- [DATASET SECTION]:

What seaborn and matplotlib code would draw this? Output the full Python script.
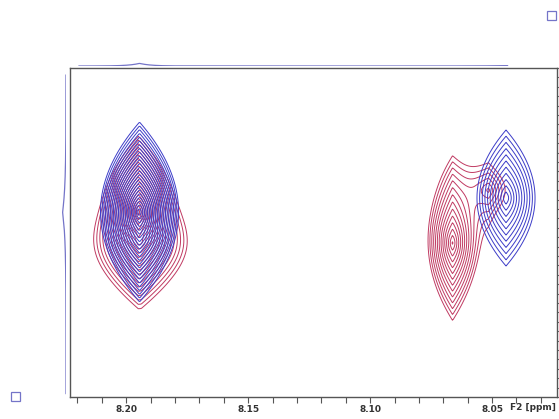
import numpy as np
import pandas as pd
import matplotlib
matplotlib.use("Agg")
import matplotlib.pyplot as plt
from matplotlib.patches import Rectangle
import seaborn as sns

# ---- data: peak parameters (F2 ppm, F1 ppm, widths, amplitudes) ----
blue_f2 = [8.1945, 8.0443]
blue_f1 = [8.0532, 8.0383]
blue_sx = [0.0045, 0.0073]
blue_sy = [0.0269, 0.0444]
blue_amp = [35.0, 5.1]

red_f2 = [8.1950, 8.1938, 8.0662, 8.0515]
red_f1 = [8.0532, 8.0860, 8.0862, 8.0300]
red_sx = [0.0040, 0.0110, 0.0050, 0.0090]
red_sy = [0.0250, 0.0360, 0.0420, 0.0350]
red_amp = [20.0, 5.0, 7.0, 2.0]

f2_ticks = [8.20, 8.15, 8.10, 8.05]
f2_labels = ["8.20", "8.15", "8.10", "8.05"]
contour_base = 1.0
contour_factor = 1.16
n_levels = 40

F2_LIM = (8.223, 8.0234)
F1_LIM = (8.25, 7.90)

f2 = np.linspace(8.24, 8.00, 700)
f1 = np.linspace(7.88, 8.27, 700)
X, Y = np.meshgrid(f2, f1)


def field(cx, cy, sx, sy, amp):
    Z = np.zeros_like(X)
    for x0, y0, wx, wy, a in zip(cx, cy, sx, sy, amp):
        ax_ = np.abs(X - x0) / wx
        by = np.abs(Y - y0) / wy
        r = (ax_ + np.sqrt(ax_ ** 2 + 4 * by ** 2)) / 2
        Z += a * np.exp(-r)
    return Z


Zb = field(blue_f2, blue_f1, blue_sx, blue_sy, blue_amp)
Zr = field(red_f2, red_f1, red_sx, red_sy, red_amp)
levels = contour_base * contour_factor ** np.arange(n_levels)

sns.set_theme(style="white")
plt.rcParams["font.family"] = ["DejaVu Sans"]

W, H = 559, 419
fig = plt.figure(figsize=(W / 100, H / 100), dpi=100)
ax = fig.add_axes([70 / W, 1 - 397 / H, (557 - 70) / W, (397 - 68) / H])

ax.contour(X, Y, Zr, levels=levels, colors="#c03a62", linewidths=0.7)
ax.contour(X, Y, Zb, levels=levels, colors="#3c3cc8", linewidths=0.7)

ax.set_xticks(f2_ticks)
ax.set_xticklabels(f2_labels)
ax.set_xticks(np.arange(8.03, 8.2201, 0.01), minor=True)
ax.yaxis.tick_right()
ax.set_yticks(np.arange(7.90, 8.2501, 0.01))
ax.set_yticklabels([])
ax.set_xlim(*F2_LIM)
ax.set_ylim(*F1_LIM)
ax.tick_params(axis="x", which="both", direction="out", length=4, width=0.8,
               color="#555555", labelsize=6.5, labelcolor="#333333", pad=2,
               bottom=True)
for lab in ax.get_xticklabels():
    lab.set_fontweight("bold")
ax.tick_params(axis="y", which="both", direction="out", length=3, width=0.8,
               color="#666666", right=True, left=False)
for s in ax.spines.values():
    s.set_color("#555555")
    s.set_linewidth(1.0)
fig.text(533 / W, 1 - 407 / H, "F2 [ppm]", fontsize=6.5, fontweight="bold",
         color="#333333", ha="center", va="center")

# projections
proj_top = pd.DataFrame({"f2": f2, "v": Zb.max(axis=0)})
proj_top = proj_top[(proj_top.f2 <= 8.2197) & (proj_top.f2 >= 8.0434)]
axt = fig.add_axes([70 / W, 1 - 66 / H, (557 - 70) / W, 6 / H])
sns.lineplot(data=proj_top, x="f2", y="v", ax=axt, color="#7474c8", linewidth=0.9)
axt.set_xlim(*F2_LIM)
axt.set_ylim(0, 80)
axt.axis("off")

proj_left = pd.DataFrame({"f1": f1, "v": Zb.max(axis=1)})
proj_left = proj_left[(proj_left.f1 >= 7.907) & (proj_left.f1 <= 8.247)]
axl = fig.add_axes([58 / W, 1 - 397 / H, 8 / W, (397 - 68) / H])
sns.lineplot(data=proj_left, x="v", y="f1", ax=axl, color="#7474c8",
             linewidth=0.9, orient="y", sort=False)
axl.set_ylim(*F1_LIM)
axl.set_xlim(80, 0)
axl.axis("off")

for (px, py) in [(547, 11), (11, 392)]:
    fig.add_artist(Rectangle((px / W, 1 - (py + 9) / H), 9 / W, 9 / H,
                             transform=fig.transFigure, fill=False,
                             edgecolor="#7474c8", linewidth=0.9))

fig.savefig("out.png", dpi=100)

- [WORK TO DO]:
Set the lines above down again, word for word, from the first through the one containing "blue_amp = [35.0, 5.1]"; pictures excluded.

- [SOLUTION TO THE EXERCISE]:
What seaborn and matplotlib code would draw this? Output the full Python script.
import numpy as np
import pandas as pd
import matplotlib
matplotlib.use("Agg")
import matplotlib.pyplot as plt
from matplotlib.patches import Rectangle
import seaborn as sns

# ---- data: peak parameters (F2 ppm, F1 ppm, widths, amplitudes) ----
blue_f2 = [8.1945, 8.0443]
blue_f1 = [8.0532, 8.0383]
blue_sx = [0.0045, 0.0073]
blue_sy = [0.0269, 0.0444]
blue_amp = [35.0, 5.1]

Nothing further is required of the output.